# WHAT YOU ARE ASKED TO DO
Where the data below has the string "this", return the whole line.

Stored dataset items
*****

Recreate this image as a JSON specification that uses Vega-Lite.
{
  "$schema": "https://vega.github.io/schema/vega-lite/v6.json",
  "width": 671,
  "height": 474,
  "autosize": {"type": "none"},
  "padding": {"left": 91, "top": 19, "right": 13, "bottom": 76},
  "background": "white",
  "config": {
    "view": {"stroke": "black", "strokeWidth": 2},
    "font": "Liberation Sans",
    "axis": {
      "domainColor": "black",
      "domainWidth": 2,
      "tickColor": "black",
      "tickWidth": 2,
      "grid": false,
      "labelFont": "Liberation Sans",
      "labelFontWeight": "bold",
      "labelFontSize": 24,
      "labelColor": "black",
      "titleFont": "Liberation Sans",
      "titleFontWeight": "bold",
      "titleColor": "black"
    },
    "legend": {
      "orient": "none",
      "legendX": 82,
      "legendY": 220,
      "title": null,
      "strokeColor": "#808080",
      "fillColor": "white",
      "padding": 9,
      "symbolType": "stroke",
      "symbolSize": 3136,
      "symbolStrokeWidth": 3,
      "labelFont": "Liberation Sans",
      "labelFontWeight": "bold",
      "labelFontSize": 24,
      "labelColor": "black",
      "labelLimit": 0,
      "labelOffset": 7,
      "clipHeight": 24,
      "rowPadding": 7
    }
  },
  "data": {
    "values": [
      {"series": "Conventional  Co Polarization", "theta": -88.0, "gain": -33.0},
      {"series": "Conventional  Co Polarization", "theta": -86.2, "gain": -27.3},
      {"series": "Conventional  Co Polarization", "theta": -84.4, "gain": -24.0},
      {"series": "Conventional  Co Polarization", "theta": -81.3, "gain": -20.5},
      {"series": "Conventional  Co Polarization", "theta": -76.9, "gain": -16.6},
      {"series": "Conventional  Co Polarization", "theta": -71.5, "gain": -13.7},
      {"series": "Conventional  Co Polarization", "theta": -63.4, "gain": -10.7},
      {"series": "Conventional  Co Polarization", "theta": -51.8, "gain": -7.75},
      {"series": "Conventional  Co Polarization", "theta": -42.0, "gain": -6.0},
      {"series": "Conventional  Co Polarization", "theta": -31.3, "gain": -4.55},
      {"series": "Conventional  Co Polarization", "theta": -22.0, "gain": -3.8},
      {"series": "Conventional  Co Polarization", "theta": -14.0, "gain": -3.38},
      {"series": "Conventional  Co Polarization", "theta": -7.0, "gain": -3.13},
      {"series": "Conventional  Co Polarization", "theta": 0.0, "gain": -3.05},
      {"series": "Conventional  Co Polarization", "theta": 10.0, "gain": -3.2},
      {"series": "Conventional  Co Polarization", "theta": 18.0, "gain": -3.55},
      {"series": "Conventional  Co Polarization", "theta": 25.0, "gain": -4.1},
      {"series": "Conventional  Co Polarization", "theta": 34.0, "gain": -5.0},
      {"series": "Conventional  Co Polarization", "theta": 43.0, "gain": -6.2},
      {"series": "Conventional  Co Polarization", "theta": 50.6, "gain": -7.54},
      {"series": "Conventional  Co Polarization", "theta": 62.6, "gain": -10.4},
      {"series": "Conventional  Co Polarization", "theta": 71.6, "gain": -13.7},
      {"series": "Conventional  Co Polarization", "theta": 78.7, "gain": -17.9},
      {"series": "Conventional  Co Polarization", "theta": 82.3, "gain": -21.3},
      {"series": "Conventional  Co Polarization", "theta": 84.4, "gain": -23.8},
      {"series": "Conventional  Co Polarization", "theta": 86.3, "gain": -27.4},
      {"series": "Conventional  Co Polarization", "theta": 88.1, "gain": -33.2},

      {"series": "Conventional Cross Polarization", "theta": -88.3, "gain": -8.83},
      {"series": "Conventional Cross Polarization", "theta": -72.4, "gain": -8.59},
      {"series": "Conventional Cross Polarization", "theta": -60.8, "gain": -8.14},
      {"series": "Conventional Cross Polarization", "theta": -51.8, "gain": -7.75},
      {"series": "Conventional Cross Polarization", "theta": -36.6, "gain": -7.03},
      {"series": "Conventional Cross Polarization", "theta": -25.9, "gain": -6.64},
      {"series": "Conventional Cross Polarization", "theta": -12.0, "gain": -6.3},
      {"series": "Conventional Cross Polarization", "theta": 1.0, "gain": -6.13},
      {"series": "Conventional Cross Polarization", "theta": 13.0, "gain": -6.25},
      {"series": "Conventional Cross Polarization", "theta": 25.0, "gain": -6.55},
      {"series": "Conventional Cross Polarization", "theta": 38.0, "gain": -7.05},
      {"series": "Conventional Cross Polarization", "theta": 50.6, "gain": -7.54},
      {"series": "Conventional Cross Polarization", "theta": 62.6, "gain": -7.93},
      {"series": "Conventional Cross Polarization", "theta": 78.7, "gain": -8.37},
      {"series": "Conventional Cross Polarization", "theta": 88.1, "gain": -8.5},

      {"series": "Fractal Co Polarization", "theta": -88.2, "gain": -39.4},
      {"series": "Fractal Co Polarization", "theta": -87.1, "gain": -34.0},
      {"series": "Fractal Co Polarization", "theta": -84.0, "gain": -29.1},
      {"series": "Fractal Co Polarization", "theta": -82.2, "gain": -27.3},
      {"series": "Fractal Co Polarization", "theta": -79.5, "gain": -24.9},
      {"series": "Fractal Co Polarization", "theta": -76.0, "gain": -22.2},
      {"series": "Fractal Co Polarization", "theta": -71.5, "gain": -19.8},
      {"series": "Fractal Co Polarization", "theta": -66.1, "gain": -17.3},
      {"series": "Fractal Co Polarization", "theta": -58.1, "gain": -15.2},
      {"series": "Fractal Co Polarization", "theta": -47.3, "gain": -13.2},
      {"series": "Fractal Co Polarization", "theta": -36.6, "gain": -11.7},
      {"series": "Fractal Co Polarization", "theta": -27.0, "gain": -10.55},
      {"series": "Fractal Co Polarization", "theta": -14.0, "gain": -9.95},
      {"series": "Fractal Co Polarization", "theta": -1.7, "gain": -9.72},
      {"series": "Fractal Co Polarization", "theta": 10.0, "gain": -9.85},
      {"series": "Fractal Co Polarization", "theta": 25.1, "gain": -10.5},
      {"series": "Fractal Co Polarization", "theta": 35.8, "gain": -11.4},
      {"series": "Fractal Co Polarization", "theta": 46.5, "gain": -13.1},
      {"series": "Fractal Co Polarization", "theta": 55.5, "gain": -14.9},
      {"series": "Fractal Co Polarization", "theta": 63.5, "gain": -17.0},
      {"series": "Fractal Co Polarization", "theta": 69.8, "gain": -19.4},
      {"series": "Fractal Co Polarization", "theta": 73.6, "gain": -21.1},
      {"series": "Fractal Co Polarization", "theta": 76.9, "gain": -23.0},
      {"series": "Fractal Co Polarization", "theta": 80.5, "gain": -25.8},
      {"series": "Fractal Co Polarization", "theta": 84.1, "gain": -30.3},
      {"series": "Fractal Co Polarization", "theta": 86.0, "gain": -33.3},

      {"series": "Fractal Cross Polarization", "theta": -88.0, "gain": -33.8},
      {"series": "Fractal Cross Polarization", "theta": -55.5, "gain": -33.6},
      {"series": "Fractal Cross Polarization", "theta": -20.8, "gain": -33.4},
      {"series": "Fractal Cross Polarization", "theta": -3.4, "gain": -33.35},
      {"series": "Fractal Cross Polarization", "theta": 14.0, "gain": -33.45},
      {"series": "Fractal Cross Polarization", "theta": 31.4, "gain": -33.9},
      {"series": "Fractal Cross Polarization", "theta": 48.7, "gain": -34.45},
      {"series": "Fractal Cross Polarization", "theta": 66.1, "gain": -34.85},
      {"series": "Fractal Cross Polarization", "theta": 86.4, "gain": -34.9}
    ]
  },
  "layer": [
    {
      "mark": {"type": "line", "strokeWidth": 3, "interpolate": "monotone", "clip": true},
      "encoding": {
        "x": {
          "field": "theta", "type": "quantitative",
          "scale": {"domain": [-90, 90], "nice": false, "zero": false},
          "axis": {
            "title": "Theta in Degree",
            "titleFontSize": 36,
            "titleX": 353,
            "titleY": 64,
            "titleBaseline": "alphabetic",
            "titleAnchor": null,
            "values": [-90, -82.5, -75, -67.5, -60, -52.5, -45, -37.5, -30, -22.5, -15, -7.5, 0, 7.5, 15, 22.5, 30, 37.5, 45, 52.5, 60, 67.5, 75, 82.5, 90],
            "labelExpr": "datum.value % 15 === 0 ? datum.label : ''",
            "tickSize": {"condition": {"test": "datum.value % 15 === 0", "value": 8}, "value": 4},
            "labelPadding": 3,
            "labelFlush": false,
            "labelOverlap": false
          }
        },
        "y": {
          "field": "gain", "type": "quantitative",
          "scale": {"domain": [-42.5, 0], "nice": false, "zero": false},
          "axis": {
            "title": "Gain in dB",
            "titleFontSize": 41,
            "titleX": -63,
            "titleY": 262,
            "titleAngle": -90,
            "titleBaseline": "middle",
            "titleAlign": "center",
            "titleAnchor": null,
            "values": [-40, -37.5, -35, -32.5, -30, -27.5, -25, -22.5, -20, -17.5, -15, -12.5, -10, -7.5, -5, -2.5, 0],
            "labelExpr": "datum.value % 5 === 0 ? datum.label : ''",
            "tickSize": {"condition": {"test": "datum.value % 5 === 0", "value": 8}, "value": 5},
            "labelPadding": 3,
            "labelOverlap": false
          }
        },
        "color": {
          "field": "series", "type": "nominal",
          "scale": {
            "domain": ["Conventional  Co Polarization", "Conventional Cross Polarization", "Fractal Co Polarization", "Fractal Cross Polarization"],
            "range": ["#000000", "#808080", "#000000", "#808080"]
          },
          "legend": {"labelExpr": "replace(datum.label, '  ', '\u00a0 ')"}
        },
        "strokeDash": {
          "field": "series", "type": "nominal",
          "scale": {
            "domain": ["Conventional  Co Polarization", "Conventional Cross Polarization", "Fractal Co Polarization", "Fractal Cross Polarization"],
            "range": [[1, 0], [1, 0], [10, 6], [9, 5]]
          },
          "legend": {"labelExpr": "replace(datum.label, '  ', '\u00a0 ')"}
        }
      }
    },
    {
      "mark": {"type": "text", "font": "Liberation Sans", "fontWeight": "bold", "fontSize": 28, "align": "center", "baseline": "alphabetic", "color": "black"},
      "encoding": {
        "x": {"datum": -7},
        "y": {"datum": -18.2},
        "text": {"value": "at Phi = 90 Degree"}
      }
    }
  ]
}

*****

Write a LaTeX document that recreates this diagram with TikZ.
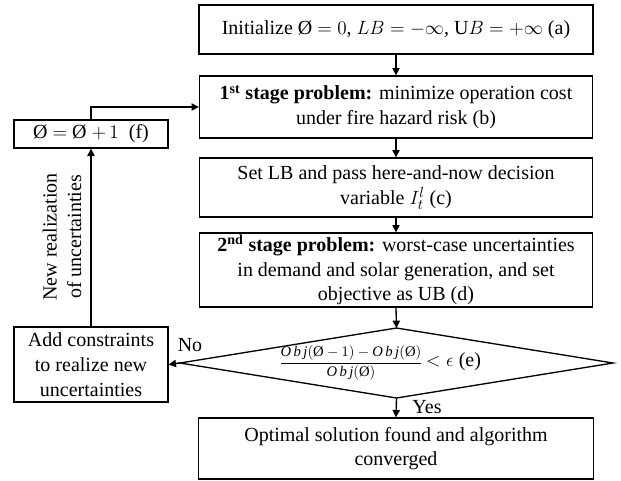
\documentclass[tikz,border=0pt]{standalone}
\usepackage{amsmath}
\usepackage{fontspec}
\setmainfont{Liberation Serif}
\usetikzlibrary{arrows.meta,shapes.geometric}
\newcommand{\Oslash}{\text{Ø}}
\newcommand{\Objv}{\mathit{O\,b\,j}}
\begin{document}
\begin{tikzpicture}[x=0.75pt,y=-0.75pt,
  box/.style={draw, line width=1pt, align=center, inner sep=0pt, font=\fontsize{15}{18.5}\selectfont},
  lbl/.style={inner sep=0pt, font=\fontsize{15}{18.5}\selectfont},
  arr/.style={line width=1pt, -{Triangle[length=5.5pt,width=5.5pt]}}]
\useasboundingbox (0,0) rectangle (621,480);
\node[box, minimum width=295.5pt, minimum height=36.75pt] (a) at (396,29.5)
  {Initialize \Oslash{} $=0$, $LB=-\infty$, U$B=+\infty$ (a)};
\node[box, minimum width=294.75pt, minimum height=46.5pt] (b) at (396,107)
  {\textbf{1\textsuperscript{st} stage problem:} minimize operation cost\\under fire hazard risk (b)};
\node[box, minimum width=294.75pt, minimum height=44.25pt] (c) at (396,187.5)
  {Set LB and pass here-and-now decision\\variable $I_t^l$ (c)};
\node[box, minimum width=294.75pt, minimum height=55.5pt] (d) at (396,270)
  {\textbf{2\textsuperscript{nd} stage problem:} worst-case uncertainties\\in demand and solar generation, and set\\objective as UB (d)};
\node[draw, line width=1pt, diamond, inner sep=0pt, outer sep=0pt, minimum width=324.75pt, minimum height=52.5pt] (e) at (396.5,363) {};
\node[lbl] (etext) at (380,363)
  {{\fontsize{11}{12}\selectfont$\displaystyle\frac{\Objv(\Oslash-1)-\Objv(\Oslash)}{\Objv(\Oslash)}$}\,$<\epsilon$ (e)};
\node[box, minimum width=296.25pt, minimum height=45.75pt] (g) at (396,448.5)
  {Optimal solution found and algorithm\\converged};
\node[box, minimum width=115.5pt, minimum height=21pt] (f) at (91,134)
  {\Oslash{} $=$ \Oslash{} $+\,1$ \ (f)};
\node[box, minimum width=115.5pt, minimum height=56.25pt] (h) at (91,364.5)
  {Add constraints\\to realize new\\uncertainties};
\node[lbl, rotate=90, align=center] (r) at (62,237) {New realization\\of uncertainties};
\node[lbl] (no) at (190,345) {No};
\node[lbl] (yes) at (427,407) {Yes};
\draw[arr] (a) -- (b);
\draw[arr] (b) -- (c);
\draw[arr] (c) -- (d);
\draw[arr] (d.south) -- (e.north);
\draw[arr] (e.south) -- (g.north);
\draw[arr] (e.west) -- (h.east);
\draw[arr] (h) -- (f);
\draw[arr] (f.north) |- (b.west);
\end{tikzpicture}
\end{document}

*****

# WRITTEN RESPONSE
Recreate this image as a JSON specification that uses Vega-Lite.
Write a LaTeX document that recreates this diagram with TikZ.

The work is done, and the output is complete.